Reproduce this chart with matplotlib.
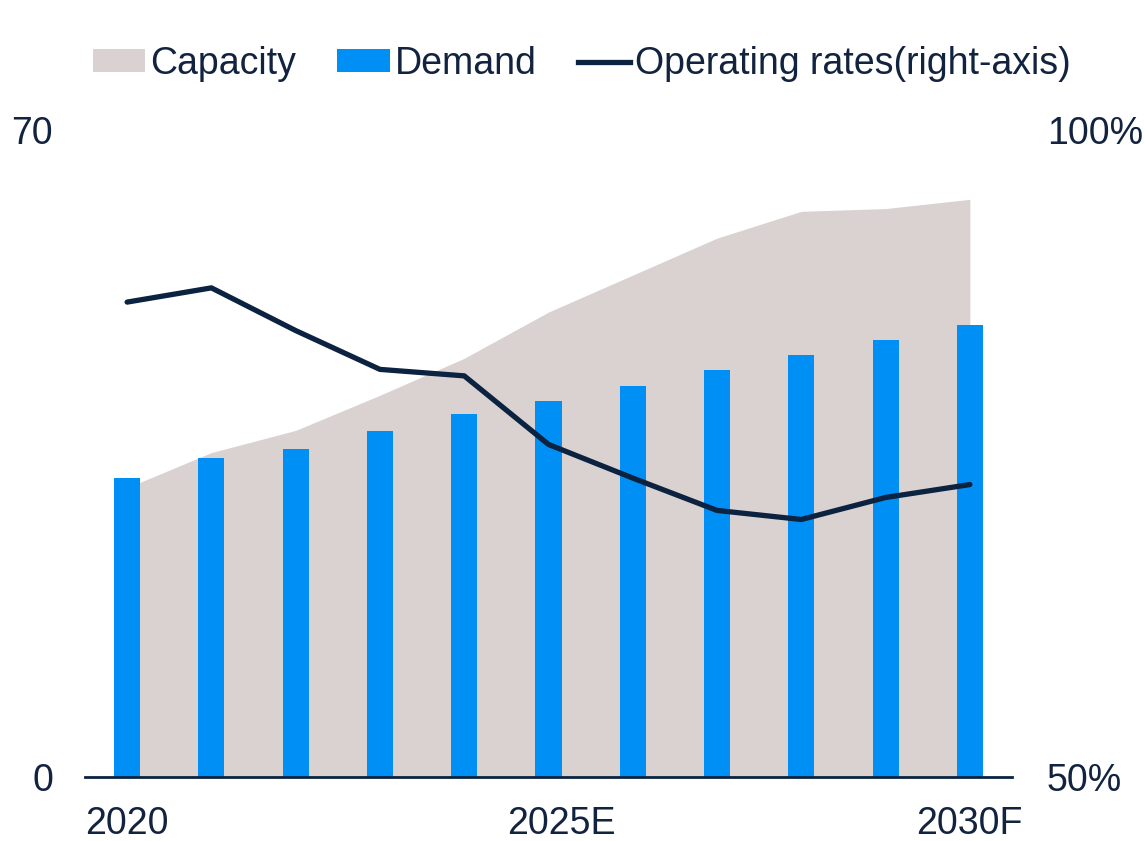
import matplotlib
matplotlib.use("Agg")
import matplotlib.pyplot as plt
import matplotlib.transforms as mtransforms
from matplotlib.patches import Patch
from matplotlib.lines import Line2D
import numpy as np

years = ["2020", "2021", "2022", "2023", "2024", "2025E", "2026", "2027", "2028", "2029", "2030F"]
capacity = [31.3, 35.1, 37.5, 41.3, 45.3, 50.3, 54.3, 58.3, 61.2, 61.5, 62.5]
demand = [32.3, 34.5, 35.5, 37.4, 39.3, 40.7, 42.3, 44.0, 45.7, 47.3, 48.9]
operating = [86.7, 87.8, 84.5, 81.5, 81.0, 75.7, 73.1, 70.6, 69.9, 71.6, 72.6]
xtick_pos = [0, 5, 10]
xtick_labels = ["2020", "2025E", "2030F"]

plt.rcParams['font.family'] = ['Liberation Sans', 'DejaVu Sans']
TXT = "#12233f"
CAP_C = "#d9d2d0"
DEM_C = "#008ff5"
LINE_C = "#0b2240"
FS = 27

fig = plt.figure(figsize=(11.45, 8.41), dpi=100)
ax = fig.add_axes([85/1145, 1-777/841, (1012-85)/1145, (777-130)/841])
x = np.arange(len(years))
ax.fill_between(x, capacity, 0, color=CAP_C, linewidth=0, zorder=1)
ax.bar(x, demand, width=0.31, color=DEM_C, zorder=2)
ax.set_xlim(-0.5, 10.5)
ax.set_ylim(0, 70)
ax.set_yticks([0, 70])
ax.set_yticklabels(["0", "70"])
ax.set_xticks(xtick_pos)
ax.set_xticklabels(xtick_labels)
for s in ["top", "right", "left"]:
    ax.spines[s].set_visible(False)
ax.spines["bottom"].set_color(LINE_C)
ax.spines["bottom"].set_linewidth(2)
ax.spines["bottom"].set_zorder(5)
ax.tick_params(axis="x", length=0, pad=21, labelsize=FS, labelcolor=TXT)
ax.tick_params(axis="y", length=0, pad=23, labelsize=FS, labelcolor=TXT)

# the middle label sits slightly right of its tick in the reference
lbl = ax.get_xticklabels()[1]
lbl.set_transform(lbl.get_transform() + mtransforms.ScaledTranslation(13/100, 0, fig.dpi_scale_trans))

ax2 = ax.twinx()
ax2.plot(x, operating, color=LINE_C, linewidth=3.8, solid_capstyle="round", solid_joinstyle="round")
ax2.set_ylim(50, 100)
ax2.set_yticks([50, 100])
ax2.set_yticklabels(["50%", "100%"])
for s in ["top", "right", "left", "bottom"]:
    ax2.spines[s].set_visible(False)
ax2.tick_params(axis="y", length=0, pad=25, labelsize=FS, labelcolor=TXT)

handles = [Patch(facecolor=CAP_C, edgecolor="none"),
           Patch(facecolor=DEM_C, edgecolor="none"),
           Line2D([0], [0], color=LINE_C, linewidth=3.8)]
labels = ["Capacity", "Demand", "Operating rates(right-axis)"]
leg = fig.legend(handles, labels, loc="center", bbox_to_anchor=(582/1145, 1-64/841), ncol=3,
                 frameon=False, fontsize=FS, handlelength=1.4, handleheight=0.55,
                 handletextpad=0.13, columnspacing=1.1, labelcolor=TXT)

fig.savefig("out.png", dpi=100)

● ● ●

» **GIVEN EXERCISE**: Each line above that includes "matplotlib" should be shown.

» **CORRECT RESPONSE**:
Reproduce this chart with matplotlib.
import matplotlib
matplotlib.use("Agg")
import matplotlib.pyplot as plt
import matplotlib.transforms as mtransforms
from matplotlib.patches import Patch
from matplotlib.lines import Line2D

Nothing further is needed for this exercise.